Keith Collister, Executive Chairman of the Appliance Traders Group Pension Scheme — the pension fund for all Sandals and ATL Group companies in Jamaica — declined to immediately comment on the matter.

Under the arrangement, Scotiabank Caribbean Holdings Limited (SCHL), which currently owns 71.78 per cent of SGJ, will purchase the non-controlling stake at $61.50 per share in cash — a roughly 13 per cent premium to the 30-day volume-weighted average trading price on the JSE as of June 11, the last trading day before the announcement. Shares traded higher on Friday to close that gap.

Aside from Scotiabank’s parent holding 2.23 billion of the total 3.1 billion shares in issue, the largest minority shareholders in SGJ as at April 30 included the Sagicor Pooled Equity Fund with a 1.97 per cent stake, the state-led National Insurance Fund with a combined 1.96 per cent holding across two accounts, and an SJIML account holding 1.79 per cent. Other significant holders included Resource in Motion Limited at 1.29 per cent, an SIJL-linked account at 1.02 per cent, the GraceKennedy Pension Fund at 0.81 per cent, the NCB Staff Pension Fund at 0.75 per cent, Sagicor Select Funds' Class B shares at 0.40 per cent, and the PAM Pooled Equity Fund at 0.36 per cent. Together, the top 10 shareholders control roughly 82.1 per cent of SGJ’s issued shares.

On Friday, President and CEO Audrey Tugwell Henry said the “Bank of Jamaica has not raised any concerns" about the deal. It, however, remains subject to customary regulatory and shareholder approvals. She framed the transaction as a vote of confidence in the Jamaican operation.

"Our commitment to Jamaica has been strong and continues," Tugwell Henry said. "The decision represents confidence in the strength of the business we run here."

She noted Scotiabank has operated in Jamaica for 137 years and has never left the market, even through periods of financial sector restructuring. 

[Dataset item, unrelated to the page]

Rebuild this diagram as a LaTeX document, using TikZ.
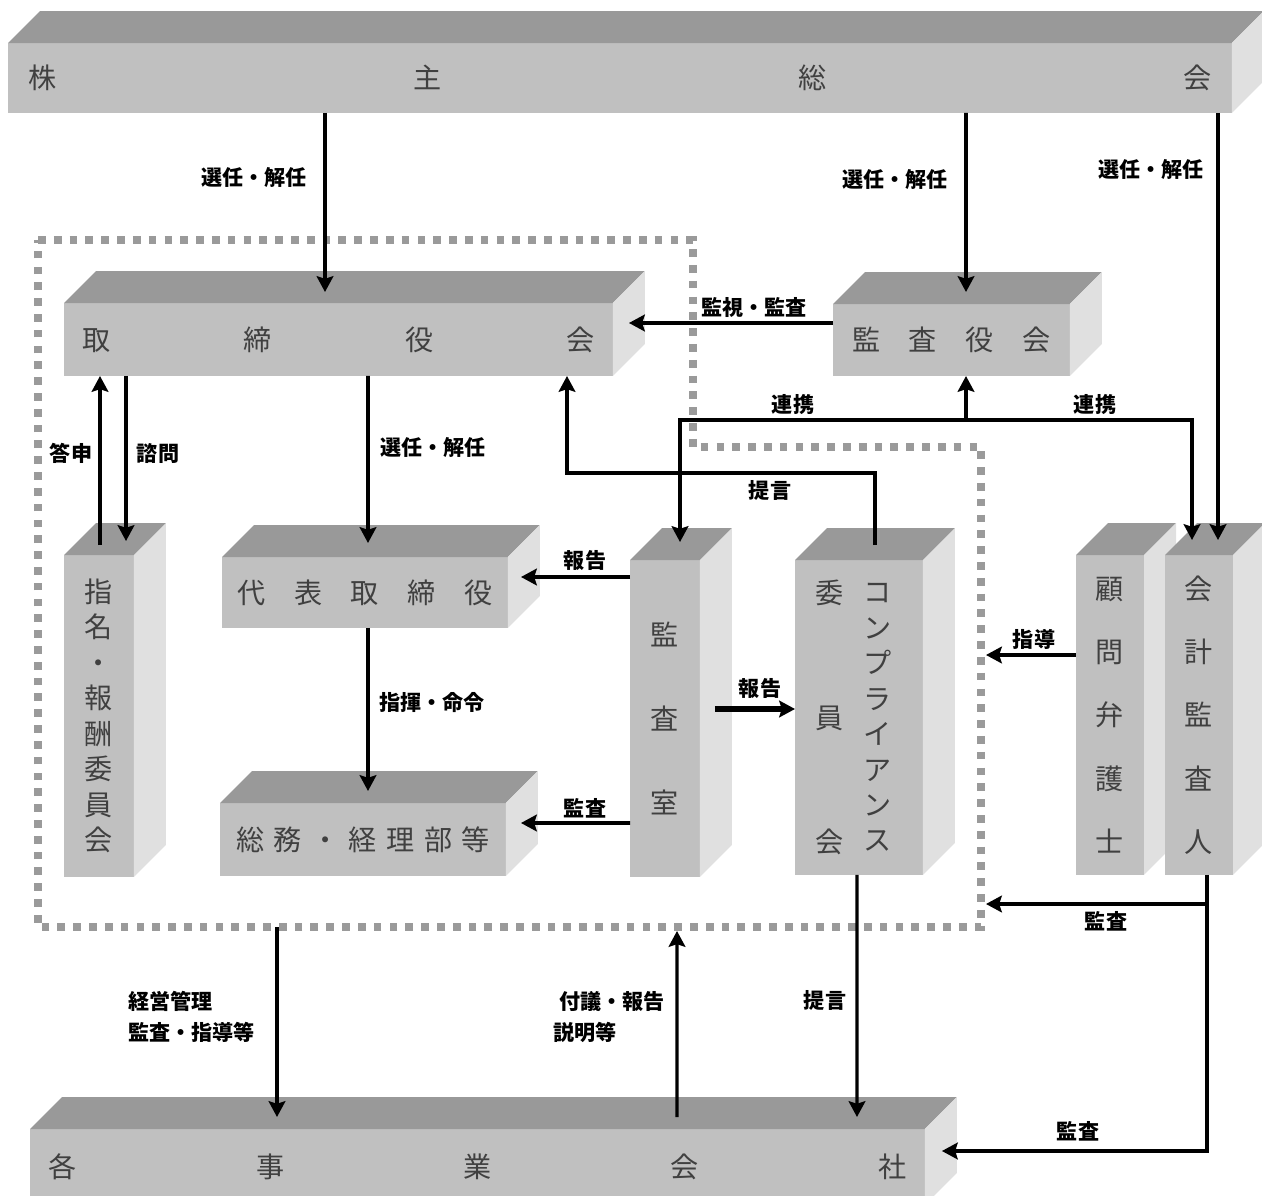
\documentclass[tikz,border=0pt]{standalone}
\usepackage{fontspec}
\usepackage{tikz}
\usetikzlibrary{arrows.meta,calc}
\newfontfamily\jp{Noto Sans CJK JP}
\definecolor{facefront}{HTML}{C0C0C0}
\definecolor{facetop}{HTML}{999999}
\definecolor{faceside}{HTML}{E0E0E0}
\definecolor{boxink}{HTML}{404040}
\definecolor{dots}{HTML}{9A9A9A}
% top and side faces of a block, drawn from the front node
\newcommand\faces[1]{%
  \fill[facetop] (#1.north west) -- ++(32,-32) -- ($(#1.north east)+(32,-32)$) -- (#1.north east) -- cycle;
  \fill[faceside] (#1.north east) -- ++(32,-32) -- ($(#1.south east)+(32,-32)$) -- (#1.south east) -- cycle;
}
\begin{document}
\begin{tikzpicture}[x=0.02cm,y=-0.02cm,
  box/.style={fill=facefront,inner sep=0pt,outer sep=0pt,text=boxink,font=\jp\fontsize{16pt}{19pt}\selectfont},
  col/.style={align=center,text=boxink,font=\jp\fontsize{16pt}{#1}\selectfont},
  lab/.style={font=\jp\bfseries\fontsize{12pt}{17.6pt}\selectfont,inner sep=0pt},
  arr/.style={line width=2.2pt,-{Stealth[length=9pt,width=9.5pt,inset=1.5pt]}},
  frame/.style={draw=dots,line width=4.3pt,dash pattern=on 4.4pt off 4.6pt}]
\clip (0,0) rectangle (1262,1196);
\draw[frame] (38,240) -- (693,240) -- (693,447) -- (981,447) -- (981,927) -- (38,927) -- cycle;
% blocks
\node[box,minimum width=24.48cm,minimum height=1.4cm] (kabu) at (620,78)
  {\hbox to 23.66cm{株\hfill 主\hfill 総\hfill 会}};
\faces{kabu}
\node[box,minimum width=10.98cm,minimum height=1.46cm] (tori) at (338.5,339.5)
  {\hbox to 10.24cm{取\hfill 締\hfill 役\hfill 会}};
\faces{tori}
\node[box,minimum width=4.74cm,minimum height=1.44cm] (kansa) at (951.5,340)
  {\hbox to 3.98cm{監\hfill 査\hfill 役\hfill 会}};
\faces{kansa}
\node[box,col=20.2pt,minimum width=1.4cm,minimum height=6.44cm] (shimei) at (99,716)
  {指\\名\\・\\報\\酬\\委\\員\\会};
\faces{shimei}
\node[box,minimum width=5.72cm,minimum height=1.42cm] (daihyo) at (365,592.5)
  {\hbox to 5.10cm{代\hfill 表\hfill 取\hfill 締\hfill 役}};
\faces{daihyo}
\node[box,minimum width=5.72cm,minimum height=1.46cm] (somu) at (363,839.5)
  {\hbox to 5.08cm{総\hfill 務\hfill ・\hfill 経\hfill 理\hfill 部\hfill 等}};
\faces{somu}
\node[box,col=47.6pt,minimum width=1.4cm,minimum height=6.34cm] (kshitsu) at (665,718.5)
  {監\\査\\室};
\faces{kshitsu}
\node[box,minimum width=2.56cm,minimum height=6.3cm] (comp) at (859,717.5) {};
\faces{comp}
\node[col=20.2pt,inner sep=0pt] (comp-kana) at ($(comp.center)+(19,0)$) {コ\\ン\\プ\\ラ\\イ\\ア\\ン\\ス};
\node[col=70.9pt,inner sep=0pt] (comp-kanji) at ($(comp.center)+(-29,0)$) {委\\員\\会};
\node[box,col=36pt,minimum width=1.36cm,minimum height=6.4cm] (komon) at (1110,715)
  {顧\\問\\弁\\護\\士};
\faces{komon}
\node[box,col=36pt,minimum width=1.36cm,minimum height=6.4cm] (kaikei) at (1199,715)
  {会\\計\\監\\査\\人};
\faces{kaikei}
\node[box,minimum width=17.9cm,minimum height=1.52cm] (kaku) at (477.5,1167)
  {\hbox to 17.16cm{各\hfill 事\hfill 業\hfill 会\hfill 社}};
\faces{kaku}
% free ends on the dotted frame
\coordinate (sidou-tip) at (986,655);
\coordinate (kansa-tip) at (986,904);
\coordinate (keiei-from) at (277,927);
\coordinate (fugi-tip) at (677,931);
\coordinate (renkei) at ($(kansa.south)+(14.5,44)$);
% connectors
\draw[arr] ($(kabu.south)+(-295,0)$) -- ($(tori.north)+(-13.5,-11)$);
\draw[arr] ($(kabu.south)+(346,0)$) -- ($(kansa.north)+(14.5,-12)$);
\draw[arr] ($(kabu.south)+(598,0)$) -- ($(kaikei.north)+(19,-15)$);
\draw[arr] ($(kansa.west)+(0,-17)$) -- ($(tori.east)+(16,-16.5)$);
\draw[arr] (renkei) -- ($(kansa.south)+(14.5,0)$);
\draw[arr] (renkei) -| ($(kshitsu.north)+(15,-18)$);
\draw[arr] (renkei) -| ($(kaikei.north)+(-7,-15)$);
\draw[arr] ($(shimei.north)+(1,-10)$) -- ($(tori.south)+(-238.5,0)$);
\draw[arr] ($(tori.south)+(-212.5,0)$) -- ($(shimei.north)+(27,-14)$);
\draw[arr] ($(tori.south)+(29.5,0)$) -- ($(daihyo.north)+(3,-14)$);
\draw[arr] ($(comp.north)+(16,-15)$) |- ($(tori.south)+(228.5,97)$) -- ($(tori.south)+(228.5,0)$);
\draw[arr] ($(daihyo.south)+(3,0)$) -- ($(somu.north)+(5,-12)$);
\draw[arr] ($(kshitsu.west)+(0,-141.5)$) -- ($(daihyo.east)+(13,-15.5)$);
\draw[arr] ($(kshitsu.west)+(0,104.5)$) -- ($(somu.east)+(15,-16.5)$);
\draw[arr,line width=3.6pt] ($(kshitsu.east)+(15,-9.5)$) -- ($(comp.west)+(0,-8.5)$);
\draw[arr] ($(komon.west)+(0,-60)$) -- (sidou-tip);
\draw[arr] ($(kaikei.south)+(8,0)$) |- ($(kaku.east)+(17,-16)$);
\draw[arr] ($(kaikei.south)+(8,29)$) -- (kansa-tip);
\draw[arr,line width=1.9pt] (keiei-from) -- ($(kaku.north)+(-200.5,-12)$);
\draw[arr,line width=1.9pt] ($(kaku.north)+(199.5,-12)$) -- (fugi-tip);
\draw[arr,line width=1.9pt] ($(comp.south)+(-2,0)$) -- ($(kaku.north)+(379.5,-12)$);
% labels
\node[lab] (l-sen1) at (254,178) {選任・解任};
\node[lab] (l-sen2) at (895,180) {選任・解任};
\node[lab] (l-sen3) at (1151,170) {選任・解任};
\node[lab] (l-kanshi) at (754,307) {監視・監査};
\node[lab] (l-ren1) at (793,405) {連携};
\node[lab] (l-ren2) at (1095,405) {連携};
\node[lab] (l-toshin) at (71,453) {答申};
\node[lab] (l-shimon) at (158,453) {諮問};
\node[lab] (l-sen4) at (433,447) {選任・解任};
\node[lab] (l-teigen1) at (770,490) {提言};
\node[lab] (l-houkoku1) at (585,560) {報告};
\node[lab] (l-shiki) at (432,703) {指揮・命令};
\node[lab] (l-houkoku2) at (760,688) {報告};
\node[lab] (l-kansa1) at (585,808) {監査};
\node[lab] (l-shidou) at (1034,639) {指導};
\node[lab] (l-kansa2) at (1106,921) {監査};
\node[lab] (l-kansa3) at (1078,1131) {監査};
\node[lab,align=left,anchor=west] (l-keiei) at (128,1017) {経営管理\\監査・指導等};
\node[lab,align=left,anchor=west] (l-fugi) at (553,1017) {\hspace*{3.4pt}付議・報告\\説明等};
\node[lab] (l-teigen2) at (825,1000) {提言};
\end{tikzpicture}
\end{document}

She added that the bank's recent quarterly results underscore its financial position. "We are proud of being a financial fortress, and you can see from our April second-quarter results," she said.

SGJ made $6 billion in profit for the quarter compared to $5 billion a year earlier. 

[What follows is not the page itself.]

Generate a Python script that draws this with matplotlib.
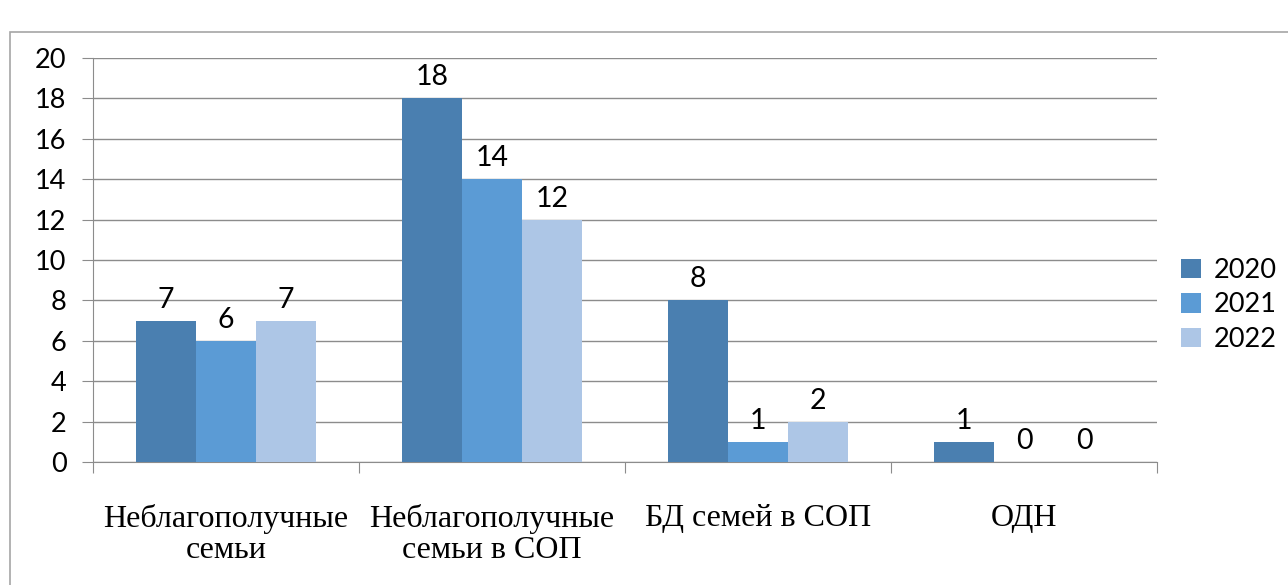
import matplotlib.pyplot as plt
import numpy as np
from matplotlib.patches import Rectangle

# данные
categories = ["Неблагополучные\nсемьи", "Неблагополучные\nсемьи в СОП", "БД семей в СОП", "ОДН"]
years = ["2020", "2021", "2022"]
v2020 = [7, 18, 8, 1]
v2021 = [6, 14, 1, 0]
v2022 = [7, 12, 2, 0]
colors = ["#4a7fb0", "#5b9bd5", "#adc6e6"]

sans = ["Lato", "DejaVu Sans"]
serif = ["Liberation Serif", "DejaVu Serif"]

fig = plt.figure(figsize=(12.88, 5.85), dpi=100)
W, H = 1288, 585
ax = fig.add_axes([93 / W, 1 - 462 / H, (1157 - 93) / W, (462 - 58) / H])

# рамка диаграммы
fig.patches.append(Rectangle((10 / W, -0.1), 1.2, 1 - 32 / H + 0.1, transform=fig.transFigure,
                             fill=False, edgecolor="#a6a6a6", linewidth=1.2))

x = np.arange(len(categories))
w = 0.2256
series = [v2020, v2021, v2022]
for i, vals in enumerate(series):
    bars = ax.bar(x + (i - 1) * w, vals, width=w, color=colors[i], label=years[i], zorder=3)
    for b, v in zip(bars, vals):
        ax.text(b.get_x() + b.get_width() / 2, v + 0.4, str(v), ha="center", va="bottom",
                fontsize=20.5, family=sans)

ax.set_xlim(-0.5, len(categories) - 0.5)
ax.set_ylim(0, 20)
ax.set_yticks(range(0, 21, 2))
ax.yaxis.grid(True, color="#8c8c8c", linewidth=1.0, zorder=0)
for s in ["top", "right"]:
    ax.spines[s].set_visible(False)
ax.spines["left"].set_color("#8c8c8c")
ax.spines["bottom"].set_color("#8c8c8c")
ax.tick_params(axis="y", length=8, color="#8c8c8c", labelsize=19.5, pad=11)
for lbl in ax.get_yticklabels():
    lbl.set_family(sans)

# метки категорий и засечки между ними
ax.set_xticks(np.arange(-0.5, len(categories), 1.0))
ax.set_xticklabels([])
ax.tick_params(axis="x", length=8, color="#8c8c8c", direction="out")
for xi, c in zip(x, categories):
    ax.annotate(c, xy=(xi, 0), xycoords=("data", "axes fraction"), xytext=(0, -30),
                textcoords="offset points", ha="center", va="top", fontsize=23,
                family=serif, linespacing=1.12)

leg = fig.legend(loc="center left", bbox_to_anchor=(1181 / W, 1 - 305 / H), frameon=False,
                 prop={"family": sans, "size": 19.5}, handlelength=0.72, handleheight=0.72,
                 handletextpad=0.5, labelspacing=0.35, borderpad=0, borderaxespad=0)

fig.savefig("out.png", dpi=100)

Tugwell Henry said the transaction is not expected to have a material impact on SGJ's day-to-day operations, and that the leadership of the Jamaican operation has historically been local and is expected to remain so.

"I cannot speculate," she said when asked directly about leadership changes, before noting that the heads of SGJ's local operations have predominantly been Jamaican, going back to Bill Clarke, who left the bank in 2008 after 40 years of service. "They have confidence in Jamaicans running this business and have for many decades, and my expectation is it will continue."

The transaction will proceed via a court-approved Scheme of Arrangement under the Companies Act, 2004, requiring approval from a majority of minority shareholders voting at a court-ordered meeting, at least 75 per cent in value of those voting shareholders, and sanction by the Supreme Court of Jamaica. 

As of April, SGJ held $843 billion in assets. Its parent, the Bank of Nova Scotia, reported approximately US$1.5 trillion in assets and trades on the Toronto and New York stock exchanges under the ticker BNS.